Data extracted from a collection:
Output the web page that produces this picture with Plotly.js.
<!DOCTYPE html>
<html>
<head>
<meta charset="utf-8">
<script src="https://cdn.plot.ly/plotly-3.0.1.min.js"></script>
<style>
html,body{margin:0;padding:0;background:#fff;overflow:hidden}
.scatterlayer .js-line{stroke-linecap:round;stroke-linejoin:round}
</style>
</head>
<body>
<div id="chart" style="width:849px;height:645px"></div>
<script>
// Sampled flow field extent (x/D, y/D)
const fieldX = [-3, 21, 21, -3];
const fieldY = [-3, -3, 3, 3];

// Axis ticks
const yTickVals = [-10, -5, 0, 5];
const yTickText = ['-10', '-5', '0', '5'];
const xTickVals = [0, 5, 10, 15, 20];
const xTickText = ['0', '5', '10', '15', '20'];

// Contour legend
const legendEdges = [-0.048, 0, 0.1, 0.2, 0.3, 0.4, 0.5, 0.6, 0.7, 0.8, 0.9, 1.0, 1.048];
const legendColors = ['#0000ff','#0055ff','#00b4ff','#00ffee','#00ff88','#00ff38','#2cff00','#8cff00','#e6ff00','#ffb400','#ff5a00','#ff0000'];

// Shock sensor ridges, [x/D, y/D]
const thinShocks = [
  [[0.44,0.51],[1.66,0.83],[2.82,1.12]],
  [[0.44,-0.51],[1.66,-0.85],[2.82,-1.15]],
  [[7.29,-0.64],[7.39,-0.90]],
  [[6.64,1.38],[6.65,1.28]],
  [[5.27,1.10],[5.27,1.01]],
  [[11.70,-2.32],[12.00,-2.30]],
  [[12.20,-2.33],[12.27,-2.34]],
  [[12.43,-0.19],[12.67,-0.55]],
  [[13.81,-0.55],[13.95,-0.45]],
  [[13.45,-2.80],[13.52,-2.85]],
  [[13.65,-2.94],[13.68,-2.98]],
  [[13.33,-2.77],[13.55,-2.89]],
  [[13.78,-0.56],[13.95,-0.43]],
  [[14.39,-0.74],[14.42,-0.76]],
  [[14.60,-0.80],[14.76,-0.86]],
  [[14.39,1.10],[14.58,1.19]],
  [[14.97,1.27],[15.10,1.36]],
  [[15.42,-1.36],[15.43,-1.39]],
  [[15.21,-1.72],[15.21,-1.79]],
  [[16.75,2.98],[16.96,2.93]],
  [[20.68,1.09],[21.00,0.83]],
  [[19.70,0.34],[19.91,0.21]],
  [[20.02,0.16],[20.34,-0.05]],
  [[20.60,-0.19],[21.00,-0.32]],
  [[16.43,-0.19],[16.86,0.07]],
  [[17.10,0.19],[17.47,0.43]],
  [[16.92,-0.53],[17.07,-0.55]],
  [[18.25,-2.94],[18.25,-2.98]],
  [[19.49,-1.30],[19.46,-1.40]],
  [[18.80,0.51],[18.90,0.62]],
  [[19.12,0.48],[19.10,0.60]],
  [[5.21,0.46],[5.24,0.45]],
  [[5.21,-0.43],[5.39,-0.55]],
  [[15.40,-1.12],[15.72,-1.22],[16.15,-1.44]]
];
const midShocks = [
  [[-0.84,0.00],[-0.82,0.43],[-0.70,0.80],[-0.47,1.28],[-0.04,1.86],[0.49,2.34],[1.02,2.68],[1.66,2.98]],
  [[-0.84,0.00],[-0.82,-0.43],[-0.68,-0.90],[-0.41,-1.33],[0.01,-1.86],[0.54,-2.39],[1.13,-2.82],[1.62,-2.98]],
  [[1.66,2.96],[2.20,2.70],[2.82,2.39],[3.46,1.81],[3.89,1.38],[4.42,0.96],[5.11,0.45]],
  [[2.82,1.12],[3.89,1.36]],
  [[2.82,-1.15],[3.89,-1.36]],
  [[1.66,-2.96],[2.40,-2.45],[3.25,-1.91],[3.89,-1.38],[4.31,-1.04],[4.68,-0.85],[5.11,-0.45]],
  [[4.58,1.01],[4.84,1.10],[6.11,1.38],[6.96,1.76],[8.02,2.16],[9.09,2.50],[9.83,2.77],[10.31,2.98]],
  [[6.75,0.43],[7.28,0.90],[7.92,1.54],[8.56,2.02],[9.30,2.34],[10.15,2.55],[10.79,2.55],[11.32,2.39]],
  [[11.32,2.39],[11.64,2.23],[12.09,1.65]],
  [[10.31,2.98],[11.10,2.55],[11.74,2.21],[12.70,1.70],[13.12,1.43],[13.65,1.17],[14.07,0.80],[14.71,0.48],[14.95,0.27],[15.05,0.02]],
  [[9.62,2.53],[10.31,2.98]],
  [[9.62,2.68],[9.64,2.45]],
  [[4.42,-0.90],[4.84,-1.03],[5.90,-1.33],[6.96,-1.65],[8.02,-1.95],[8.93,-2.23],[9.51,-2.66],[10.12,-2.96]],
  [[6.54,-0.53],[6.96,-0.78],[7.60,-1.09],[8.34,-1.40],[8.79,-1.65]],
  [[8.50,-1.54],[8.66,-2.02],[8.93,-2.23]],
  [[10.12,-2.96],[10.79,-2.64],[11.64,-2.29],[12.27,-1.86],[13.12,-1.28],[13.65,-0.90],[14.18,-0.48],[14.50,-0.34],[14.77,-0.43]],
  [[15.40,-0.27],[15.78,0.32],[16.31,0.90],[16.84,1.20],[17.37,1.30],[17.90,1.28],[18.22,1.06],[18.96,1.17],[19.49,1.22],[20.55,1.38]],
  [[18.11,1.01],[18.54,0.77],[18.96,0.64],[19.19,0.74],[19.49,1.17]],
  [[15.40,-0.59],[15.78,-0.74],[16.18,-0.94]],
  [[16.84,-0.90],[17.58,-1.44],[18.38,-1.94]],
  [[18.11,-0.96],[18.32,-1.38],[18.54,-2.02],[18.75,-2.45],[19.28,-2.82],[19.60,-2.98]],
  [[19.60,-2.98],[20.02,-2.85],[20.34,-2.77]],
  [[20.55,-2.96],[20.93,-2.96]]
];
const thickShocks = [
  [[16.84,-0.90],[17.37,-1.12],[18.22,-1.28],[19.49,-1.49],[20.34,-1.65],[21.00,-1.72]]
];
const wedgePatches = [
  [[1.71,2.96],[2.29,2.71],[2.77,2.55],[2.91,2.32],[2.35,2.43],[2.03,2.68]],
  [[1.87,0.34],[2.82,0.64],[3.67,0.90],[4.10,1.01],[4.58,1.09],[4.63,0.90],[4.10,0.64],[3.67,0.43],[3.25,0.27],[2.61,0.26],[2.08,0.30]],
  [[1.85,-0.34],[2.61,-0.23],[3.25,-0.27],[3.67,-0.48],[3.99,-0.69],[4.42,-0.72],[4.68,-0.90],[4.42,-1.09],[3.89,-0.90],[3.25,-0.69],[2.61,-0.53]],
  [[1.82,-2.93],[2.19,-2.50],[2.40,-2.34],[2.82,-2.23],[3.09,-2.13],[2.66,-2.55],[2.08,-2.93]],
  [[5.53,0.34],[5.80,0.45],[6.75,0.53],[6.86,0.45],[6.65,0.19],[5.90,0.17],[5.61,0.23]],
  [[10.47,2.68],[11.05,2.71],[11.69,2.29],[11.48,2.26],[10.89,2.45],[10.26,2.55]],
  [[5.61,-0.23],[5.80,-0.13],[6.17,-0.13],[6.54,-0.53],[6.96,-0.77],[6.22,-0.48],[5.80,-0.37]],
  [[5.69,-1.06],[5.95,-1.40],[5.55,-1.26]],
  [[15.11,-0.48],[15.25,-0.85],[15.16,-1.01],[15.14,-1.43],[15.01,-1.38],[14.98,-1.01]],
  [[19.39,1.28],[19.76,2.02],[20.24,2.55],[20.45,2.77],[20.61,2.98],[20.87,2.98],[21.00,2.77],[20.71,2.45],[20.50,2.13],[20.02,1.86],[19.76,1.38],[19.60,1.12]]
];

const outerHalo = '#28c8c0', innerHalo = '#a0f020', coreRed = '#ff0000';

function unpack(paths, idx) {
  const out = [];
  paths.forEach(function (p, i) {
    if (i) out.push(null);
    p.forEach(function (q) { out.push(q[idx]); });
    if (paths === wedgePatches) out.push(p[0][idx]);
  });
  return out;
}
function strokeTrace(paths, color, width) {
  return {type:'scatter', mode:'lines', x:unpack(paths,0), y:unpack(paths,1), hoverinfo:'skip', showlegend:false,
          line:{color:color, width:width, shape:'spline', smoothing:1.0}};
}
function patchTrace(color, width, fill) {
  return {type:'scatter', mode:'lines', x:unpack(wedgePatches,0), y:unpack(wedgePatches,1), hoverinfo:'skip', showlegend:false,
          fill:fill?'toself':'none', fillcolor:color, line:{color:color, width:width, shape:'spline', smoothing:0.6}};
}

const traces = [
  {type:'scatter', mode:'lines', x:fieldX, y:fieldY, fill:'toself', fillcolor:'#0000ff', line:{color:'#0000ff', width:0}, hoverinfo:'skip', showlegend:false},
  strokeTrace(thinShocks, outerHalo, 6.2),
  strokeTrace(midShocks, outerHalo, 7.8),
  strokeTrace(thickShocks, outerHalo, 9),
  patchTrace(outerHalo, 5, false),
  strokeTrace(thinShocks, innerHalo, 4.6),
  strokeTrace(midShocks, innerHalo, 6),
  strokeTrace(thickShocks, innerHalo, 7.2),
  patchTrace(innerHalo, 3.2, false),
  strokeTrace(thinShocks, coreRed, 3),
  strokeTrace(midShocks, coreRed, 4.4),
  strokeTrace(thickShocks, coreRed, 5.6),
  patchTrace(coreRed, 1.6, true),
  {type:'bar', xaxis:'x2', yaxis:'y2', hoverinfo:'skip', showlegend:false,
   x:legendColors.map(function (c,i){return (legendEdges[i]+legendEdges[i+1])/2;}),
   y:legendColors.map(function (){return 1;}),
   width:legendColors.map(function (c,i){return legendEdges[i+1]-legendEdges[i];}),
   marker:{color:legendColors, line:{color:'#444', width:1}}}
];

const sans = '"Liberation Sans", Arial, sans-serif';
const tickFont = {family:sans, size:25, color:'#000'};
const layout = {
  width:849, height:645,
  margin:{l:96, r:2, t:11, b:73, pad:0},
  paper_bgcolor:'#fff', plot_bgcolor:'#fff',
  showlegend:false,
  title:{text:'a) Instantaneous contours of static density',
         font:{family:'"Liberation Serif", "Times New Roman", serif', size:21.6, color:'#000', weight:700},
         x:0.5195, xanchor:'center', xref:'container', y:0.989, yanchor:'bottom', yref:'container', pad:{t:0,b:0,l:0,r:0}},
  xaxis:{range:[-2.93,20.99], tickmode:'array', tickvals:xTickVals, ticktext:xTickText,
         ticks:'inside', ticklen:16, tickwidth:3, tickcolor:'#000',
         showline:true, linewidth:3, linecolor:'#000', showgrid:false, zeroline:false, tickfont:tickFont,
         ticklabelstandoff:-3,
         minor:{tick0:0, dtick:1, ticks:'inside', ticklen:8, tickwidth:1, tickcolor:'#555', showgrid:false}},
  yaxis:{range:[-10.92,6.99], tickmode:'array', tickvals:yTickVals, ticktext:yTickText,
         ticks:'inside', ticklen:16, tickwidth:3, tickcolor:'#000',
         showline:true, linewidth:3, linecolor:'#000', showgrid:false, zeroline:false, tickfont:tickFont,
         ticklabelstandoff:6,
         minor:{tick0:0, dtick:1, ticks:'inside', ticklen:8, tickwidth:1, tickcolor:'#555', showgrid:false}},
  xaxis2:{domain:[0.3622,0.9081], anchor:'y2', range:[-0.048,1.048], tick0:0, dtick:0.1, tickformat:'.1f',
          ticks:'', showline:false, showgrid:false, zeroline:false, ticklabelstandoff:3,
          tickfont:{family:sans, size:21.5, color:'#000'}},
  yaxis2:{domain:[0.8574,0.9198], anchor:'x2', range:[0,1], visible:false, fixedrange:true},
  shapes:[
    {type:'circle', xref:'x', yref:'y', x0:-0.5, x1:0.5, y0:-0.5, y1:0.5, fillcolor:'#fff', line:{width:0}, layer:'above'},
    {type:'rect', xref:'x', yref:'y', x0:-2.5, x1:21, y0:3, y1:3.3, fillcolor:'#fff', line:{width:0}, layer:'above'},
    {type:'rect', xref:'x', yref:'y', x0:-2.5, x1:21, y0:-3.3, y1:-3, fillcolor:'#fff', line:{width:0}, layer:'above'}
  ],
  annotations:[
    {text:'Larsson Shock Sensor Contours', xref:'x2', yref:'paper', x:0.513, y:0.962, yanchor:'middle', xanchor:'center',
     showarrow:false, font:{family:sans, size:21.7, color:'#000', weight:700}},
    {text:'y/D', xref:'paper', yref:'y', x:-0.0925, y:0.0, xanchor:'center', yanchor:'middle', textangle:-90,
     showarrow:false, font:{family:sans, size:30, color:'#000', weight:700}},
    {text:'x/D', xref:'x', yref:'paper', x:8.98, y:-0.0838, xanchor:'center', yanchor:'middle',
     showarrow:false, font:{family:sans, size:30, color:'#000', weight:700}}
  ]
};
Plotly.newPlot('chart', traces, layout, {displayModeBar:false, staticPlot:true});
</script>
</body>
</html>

---

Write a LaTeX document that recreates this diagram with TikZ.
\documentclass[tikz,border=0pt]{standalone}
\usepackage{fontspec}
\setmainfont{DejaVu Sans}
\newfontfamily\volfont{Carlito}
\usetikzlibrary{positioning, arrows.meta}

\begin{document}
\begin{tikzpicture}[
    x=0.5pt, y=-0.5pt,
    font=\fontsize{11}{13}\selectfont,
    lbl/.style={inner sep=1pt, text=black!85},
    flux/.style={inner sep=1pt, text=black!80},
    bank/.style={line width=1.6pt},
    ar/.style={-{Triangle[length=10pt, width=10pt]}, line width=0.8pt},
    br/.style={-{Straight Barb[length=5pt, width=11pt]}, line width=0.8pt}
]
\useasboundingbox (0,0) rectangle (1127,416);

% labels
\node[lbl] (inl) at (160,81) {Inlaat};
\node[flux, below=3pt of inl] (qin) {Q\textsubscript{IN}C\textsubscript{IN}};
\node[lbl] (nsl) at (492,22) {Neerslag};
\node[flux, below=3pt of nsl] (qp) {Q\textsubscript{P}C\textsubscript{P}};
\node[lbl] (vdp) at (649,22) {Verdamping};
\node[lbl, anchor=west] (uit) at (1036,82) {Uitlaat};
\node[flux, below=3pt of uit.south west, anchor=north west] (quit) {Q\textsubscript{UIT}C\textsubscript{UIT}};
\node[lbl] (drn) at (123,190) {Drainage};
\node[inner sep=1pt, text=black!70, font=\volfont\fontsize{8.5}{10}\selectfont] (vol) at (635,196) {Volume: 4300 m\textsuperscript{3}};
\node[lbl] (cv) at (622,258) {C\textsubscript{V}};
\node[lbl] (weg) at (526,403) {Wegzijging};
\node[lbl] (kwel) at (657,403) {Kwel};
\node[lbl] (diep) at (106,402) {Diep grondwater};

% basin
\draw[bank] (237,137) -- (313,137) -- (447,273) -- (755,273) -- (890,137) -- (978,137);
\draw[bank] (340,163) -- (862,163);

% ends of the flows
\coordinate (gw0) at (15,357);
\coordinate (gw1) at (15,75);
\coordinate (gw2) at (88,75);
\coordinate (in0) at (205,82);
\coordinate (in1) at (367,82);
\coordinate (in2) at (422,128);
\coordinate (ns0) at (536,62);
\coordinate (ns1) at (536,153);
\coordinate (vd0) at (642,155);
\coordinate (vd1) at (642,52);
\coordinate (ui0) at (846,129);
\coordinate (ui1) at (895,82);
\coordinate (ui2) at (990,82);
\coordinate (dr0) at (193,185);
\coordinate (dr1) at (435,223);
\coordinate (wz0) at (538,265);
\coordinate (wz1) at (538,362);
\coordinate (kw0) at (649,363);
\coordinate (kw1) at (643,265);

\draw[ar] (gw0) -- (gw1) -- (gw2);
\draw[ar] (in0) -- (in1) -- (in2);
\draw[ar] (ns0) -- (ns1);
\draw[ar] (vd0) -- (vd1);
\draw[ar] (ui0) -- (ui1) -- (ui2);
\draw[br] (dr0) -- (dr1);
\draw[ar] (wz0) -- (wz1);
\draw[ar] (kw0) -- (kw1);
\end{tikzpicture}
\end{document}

Task to carry out:
Begin with the line containing "Output the web", end with the line containing "const fieldY = [-3, -3, 3, 3];", and repeat every line in that stretch exactly.

The completed task:
Output the web page that produces this picture with Plotly.js.
<!DOCTYPE html>
<html>
<head>
<meta charset="utf-8">
<script src="https://cdn.plot.ly/plotly-3.0.1.min.js"></script>
<style>
html,body{margin:0;padding:0;background:#fff;overflow:hidden}
.scatterlayer .js-line{stroke-linecap:round;stroke-linejoin:round}
</style>
</head>
<body>
<div id="chart" style="width:849px;height:645px"></div>
<script>
// Sampled flow field extent (x/D, y/D)
const fieldX = [-3, 21, 21, -3];
const fieldY = [-3, -3, 3, 3];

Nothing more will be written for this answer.